[Start of RECORDS]

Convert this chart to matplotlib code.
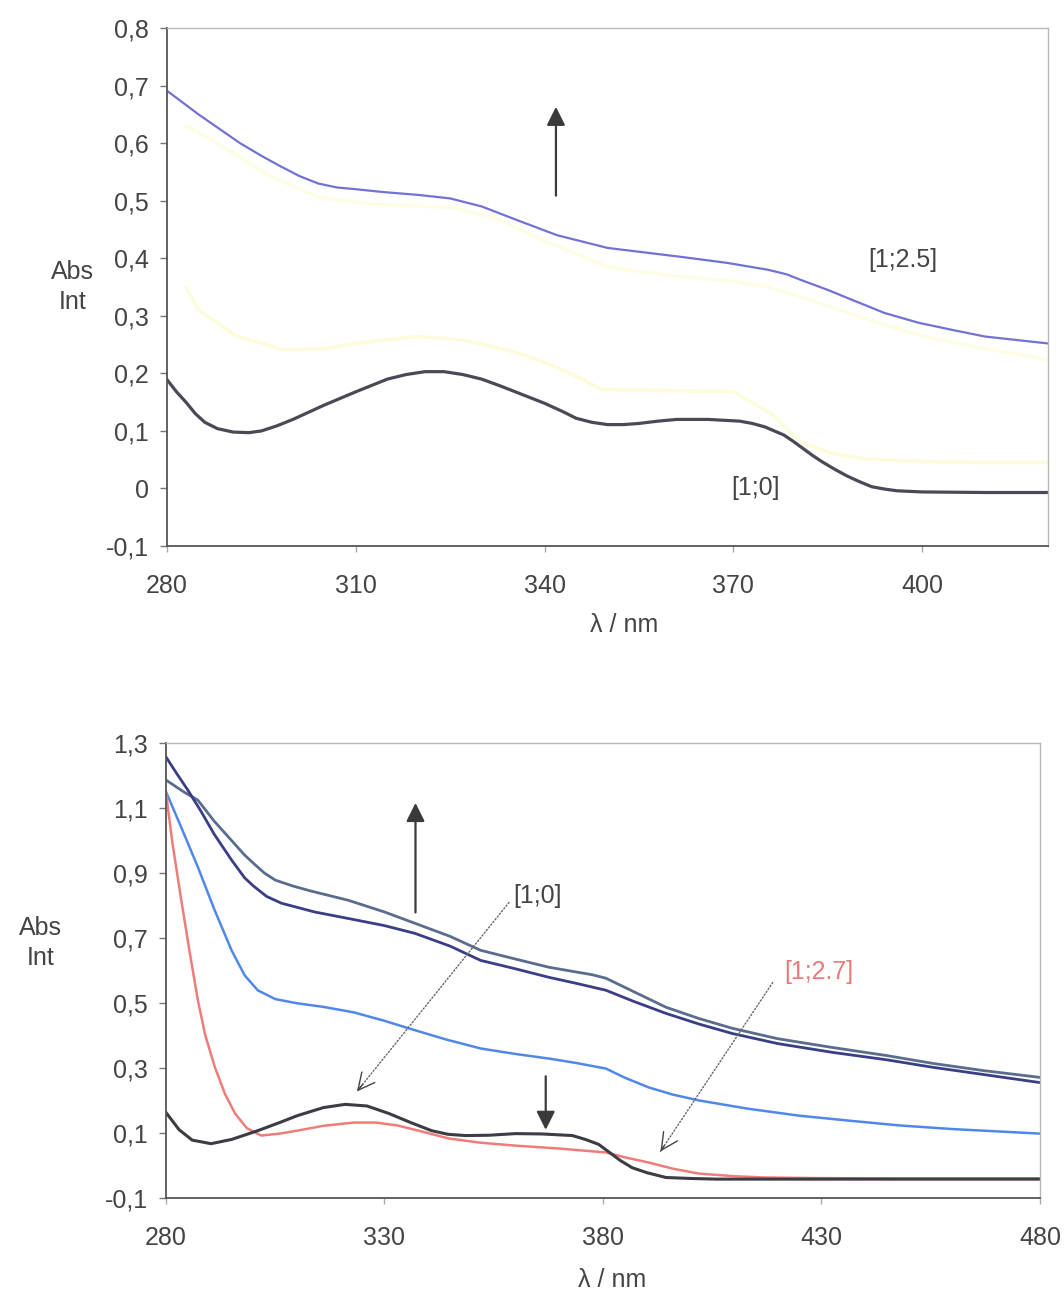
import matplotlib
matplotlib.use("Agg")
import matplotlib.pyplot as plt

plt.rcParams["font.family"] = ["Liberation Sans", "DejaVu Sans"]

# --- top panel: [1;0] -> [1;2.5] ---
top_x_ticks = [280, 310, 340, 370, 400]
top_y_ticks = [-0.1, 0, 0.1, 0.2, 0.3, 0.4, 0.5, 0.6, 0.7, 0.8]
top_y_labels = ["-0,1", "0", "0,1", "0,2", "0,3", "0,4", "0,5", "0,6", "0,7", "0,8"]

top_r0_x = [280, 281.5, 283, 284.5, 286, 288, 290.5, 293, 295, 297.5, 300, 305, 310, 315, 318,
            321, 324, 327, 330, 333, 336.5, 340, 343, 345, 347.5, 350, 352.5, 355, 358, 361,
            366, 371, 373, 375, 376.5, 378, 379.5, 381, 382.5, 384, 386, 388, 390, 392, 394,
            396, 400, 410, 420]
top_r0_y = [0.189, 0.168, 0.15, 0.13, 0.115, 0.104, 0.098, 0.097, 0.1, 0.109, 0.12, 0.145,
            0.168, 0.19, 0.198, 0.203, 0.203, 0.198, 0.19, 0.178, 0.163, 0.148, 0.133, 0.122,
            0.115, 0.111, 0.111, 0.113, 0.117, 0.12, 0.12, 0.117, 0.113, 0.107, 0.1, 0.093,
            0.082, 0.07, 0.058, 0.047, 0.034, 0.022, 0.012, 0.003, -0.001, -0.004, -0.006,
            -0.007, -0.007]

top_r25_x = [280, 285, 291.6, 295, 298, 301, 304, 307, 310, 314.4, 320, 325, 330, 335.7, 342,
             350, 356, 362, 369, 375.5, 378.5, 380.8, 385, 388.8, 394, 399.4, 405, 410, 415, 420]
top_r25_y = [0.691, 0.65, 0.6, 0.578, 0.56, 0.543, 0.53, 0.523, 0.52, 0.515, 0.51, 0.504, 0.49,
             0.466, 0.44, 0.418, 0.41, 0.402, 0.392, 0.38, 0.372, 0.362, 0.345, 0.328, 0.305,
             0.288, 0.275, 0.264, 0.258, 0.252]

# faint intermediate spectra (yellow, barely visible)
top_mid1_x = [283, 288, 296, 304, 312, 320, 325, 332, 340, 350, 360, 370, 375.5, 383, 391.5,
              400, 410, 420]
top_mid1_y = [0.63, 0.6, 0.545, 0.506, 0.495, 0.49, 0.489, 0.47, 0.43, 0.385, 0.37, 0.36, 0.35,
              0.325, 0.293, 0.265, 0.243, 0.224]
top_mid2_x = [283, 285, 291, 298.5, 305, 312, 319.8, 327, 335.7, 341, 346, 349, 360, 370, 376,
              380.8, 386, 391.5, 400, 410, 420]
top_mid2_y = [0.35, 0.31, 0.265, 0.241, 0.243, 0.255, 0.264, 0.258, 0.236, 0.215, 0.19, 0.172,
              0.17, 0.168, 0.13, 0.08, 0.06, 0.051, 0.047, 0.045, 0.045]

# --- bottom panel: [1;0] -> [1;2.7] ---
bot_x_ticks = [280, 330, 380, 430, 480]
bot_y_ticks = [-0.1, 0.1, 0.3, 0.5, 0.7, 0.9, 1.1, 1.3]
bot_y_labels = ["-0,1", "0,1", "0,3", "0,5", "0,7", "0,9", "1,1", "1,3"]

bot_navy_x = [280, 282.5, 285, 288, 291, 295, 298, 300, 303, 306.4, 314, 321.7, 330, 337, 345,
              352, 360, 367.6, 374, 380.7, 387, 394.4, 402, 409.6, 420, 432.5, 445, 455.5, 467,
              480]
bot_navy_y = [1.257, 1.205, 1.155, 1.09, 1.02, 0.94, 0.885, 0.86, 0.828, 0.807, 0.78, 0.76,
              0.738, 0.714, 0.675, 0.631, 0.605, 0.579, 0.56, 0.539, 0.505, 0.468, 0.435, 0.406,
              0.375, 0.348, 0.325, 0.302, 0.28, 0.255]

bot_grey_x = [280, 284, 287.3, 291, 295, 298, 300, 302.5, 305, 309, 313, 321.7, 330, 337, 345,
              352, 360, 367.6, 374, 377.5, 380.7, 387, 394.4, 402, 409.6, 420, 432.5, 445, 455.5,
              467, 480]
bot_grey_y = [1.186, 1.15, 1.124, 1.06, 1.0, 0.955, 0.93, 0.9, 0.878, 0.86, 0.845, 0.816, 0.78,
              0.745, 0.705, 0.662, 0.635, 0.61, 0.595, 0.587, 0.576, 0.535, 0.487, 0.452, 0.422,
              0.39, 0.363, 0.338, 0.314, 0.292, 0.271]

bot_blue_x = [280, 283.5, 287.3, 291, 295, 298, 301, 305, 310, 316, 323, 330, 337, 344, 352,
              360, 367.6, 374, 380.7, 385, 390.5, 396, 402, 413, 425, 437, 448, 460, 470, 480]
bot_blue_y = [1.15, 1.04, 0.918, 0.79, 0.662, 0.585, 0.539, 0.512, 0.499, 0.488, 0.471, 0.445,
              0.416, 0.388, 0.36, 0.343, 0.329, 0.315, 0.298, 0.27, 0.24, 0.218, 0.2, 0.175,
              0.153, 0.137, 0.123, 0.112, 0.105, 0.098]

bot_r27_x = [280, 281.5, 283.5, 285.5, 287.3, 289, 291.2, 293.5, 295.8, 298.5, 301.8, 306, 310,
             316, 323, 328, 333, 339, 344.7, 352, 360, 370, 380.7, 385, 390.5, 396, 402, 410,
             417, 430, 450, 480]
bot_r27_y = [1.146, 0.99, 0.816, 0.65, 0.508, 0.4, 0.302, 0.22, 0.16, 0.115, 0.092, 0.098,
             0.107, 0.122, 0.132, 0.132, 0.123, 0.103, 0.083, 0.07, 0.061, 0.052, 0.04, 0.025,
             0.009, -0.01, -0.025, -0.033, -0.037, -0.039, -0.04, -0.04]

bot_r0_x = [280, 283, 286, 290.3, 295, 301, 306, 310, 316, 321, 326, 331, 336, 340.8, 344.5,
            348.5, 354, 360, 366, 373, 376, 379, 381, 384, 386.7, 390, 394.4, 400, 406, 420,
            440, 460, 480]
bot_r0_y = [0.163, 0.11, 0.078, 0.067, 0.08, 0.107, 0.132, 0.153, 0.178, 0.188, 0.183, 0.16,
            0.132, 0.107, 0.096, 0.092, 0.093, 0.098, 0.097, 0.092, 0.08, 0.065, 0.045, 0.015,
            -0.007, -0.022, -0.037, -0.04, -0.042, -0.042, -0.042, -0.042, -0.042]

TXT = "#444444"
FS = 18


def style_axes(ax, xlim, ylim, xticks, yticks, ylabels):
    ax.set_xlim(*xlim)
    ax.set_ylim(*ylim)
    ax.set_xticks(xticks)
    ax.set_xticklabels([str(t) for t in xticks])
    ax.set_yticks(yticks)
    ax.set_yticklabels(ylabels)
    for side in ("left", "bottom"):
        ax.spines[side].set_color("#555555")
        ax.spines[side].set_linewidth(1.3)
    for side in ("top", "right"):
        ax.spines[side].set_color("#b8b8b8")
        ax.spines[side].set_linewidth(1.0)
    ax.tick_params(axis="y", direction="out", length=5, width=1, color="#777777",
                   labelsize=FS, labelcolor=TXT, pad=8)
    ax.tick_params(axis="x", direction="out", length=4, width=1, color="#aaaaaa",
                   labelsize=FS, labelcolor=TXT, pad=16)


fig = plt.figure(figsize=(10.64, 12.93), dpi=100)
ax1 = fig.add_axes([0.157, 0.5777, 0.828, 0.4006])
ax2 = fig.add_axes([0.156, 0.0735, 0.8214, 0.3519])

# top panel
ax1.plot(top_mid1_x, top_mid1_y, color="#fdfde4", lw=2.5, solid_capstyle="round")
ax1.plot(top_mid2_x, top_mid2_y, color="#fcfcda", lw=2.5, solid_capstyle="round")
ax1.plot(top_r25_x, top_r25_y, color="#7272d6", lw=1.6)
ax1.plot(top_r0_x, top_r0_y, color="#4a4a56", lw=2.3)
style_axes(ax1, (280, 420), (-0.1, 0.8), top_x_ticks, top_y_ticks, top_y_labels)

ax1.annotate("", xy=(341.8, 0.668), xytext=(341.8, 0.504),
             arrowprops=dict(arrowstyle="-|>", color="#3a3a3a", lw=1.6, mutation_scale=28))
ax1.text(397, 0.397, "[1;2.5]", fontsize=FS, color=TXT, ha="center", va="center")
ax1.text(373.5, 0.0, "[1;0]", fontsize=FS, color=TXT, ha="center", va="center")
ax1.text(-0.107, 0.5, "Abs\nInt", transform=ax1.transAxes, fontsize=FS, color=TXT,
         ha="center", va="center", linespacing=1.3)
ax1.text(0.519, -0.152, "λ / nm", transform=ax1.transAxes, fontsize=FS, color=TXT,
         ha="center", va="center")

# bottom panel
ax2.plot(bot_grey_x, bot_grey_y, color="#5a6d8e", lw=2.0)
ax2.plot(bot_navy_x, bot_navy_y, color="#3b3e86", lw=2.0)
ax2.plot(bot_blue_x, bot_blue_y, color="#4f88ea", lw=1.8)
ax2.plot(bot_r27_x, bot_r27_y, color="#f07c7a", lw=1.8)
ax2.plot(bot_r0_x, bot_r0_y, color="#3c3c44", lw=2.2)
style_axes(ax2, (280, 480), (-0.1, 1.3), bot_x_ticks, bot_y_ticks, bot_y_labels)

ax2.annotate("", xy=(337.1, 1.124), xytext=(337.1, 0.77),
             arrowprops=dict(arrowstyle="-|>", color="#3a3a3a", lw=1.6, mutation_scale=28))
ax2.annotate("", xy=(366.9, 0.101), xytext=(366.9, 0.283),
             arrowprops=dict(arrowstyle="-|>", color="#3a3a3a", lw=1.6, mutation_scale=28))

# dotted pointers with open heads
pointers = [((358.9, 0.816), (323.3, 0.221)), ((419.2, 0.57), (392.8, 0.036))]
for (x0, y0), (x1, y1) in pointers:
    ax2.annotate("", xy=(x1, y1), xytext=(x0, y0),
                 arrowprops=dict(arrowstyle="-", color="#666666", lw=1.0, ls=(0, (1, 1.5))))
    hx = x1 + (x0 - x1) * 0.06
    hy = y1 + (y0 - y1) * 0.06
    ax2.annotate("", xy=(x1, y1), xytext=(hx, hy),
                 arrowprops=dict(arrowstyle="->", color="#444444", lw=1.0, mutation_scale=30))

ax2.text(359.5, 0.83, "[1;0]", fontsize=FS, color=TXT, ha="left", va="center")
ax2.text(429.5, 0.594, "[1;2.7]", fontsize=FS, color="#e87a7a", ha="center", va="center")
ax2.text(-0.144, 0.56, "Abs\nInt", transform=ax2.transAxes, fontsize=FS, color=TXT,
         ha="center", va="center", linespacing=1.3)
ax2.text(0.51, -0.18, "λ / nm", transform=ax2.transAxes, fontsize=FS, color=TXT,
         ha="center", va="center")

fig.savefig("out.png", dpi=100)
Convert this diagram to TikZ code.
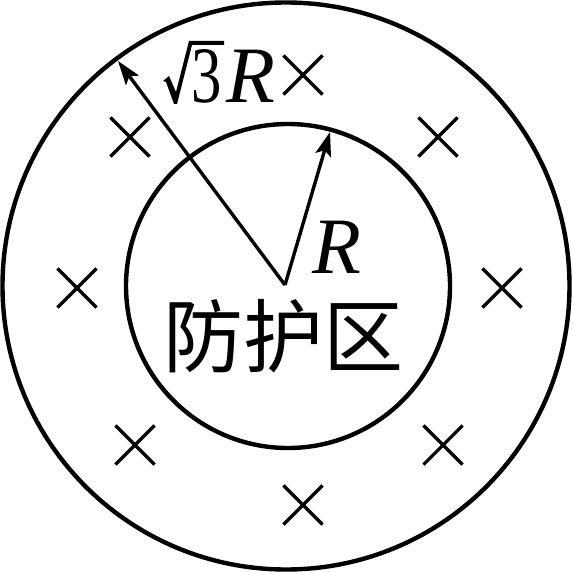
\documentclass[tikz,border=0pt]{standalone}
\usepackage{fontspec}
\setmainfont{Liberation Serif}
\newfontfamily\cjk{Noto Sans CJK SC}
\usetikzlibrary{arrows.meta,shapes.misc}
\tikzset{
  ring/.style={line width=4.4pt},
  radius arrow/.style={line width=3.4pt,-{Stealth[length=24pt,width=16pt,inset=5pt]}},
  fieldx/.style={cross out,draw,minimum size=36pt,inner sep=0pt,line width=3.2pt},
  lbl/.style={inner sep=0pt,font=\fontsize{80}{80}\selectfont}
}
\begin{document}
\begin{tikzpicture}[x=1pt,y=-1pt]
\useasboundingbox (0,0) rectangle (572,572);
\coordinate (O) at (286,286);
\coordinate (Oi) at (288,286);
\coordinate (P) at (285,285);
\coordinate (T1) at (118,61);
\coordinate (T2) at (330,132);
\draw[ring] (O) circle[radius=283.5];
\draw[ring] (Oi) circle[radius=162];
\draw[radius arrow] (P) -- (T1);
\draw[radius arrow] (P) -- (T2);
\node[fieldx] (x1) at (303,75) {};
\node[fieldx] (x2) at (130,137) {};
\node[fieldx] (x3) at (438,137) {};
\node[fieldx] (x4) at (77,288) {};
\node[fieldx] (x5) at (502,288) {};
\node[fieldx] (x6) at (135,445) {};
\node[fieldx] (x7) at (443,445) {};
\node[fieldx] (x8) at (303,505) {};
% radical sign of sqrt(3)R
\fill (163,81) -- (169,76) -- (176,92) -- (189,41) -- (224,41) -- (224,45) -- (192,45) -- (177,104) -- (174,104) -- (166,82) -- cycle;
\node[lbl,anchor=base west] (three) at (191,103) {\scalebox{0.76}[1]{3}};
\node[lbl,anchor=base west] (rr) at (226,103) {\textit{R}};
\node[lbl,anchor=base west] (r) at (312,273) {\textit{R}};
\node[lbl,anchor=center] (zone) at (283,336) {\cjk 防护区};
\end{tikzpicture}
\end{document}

[End of RECORDS]

WRITTEN TASK: Starting at the top of the listing above, reproduce each line up to and including the one with "-0.007, -0.007]"; omit the pictures.

RESULT OF THE EXERCISE:
Convert this chart to matplotlib code.
import matplotlib
matplotlib.use("Agg")
import matplotlib.pyplot as plt

plt.rcParams["font.family"] = ["Liberation Sans", "DejaVu Sans"]

# --- top panel: [1;0] -> [1;2.5] ---
top_x_ticks = [280, 310, 340, 370, 400]
top_y_ticks = [-0.1, 0, 0.1, 0.2, 0.3, 0.4, 0.5, 0.6, 0.7, 0.8]
top_y_labels = ["-0,1", "0", "0,1", "0,2", "0,3", "0,4", "0,5", "0,6", "0,7", "0,8"]

top_r0_x = [280, 281.5, 283, 284.5, 286, 288, 290.5, 293, 295, 297.5, 300, 305, 310, 315, 318,
            321, 324, 327, 330, 333, 336.5, 340, 343, 345, 347.5, 350, 352.5, 355, 358, 361,
            366, 371, 373, 375, 376.5, 378, 379.5, 381, 382.5, 384, 386, 388, 390, 392, 394,
            396, 400, 410, 420]
top_r0_y = [0.189, 0.168, 0.15, 0.13, 0.115, 0.104, 0.098, 0.097, 0.1, 0.109, 0.12, 0.145,
            0.168, 0.19, 0.198, 0.203, 0.203, 0.198, 0.19, 0.178, 0.163, 0.148, 0.133, 0.122,
            0.115, 0.111, 0.111, 0.113, 0.117, 0.12, 0.12, 0.117, 0.113, 0.107, 0.1, 0.093,
            0.082, 0.07, 0.058, 0.047, 0.034, 0.022, 0.012, 0.003, -0.001, -0.004, -0.006,
            -0.007, -0.007]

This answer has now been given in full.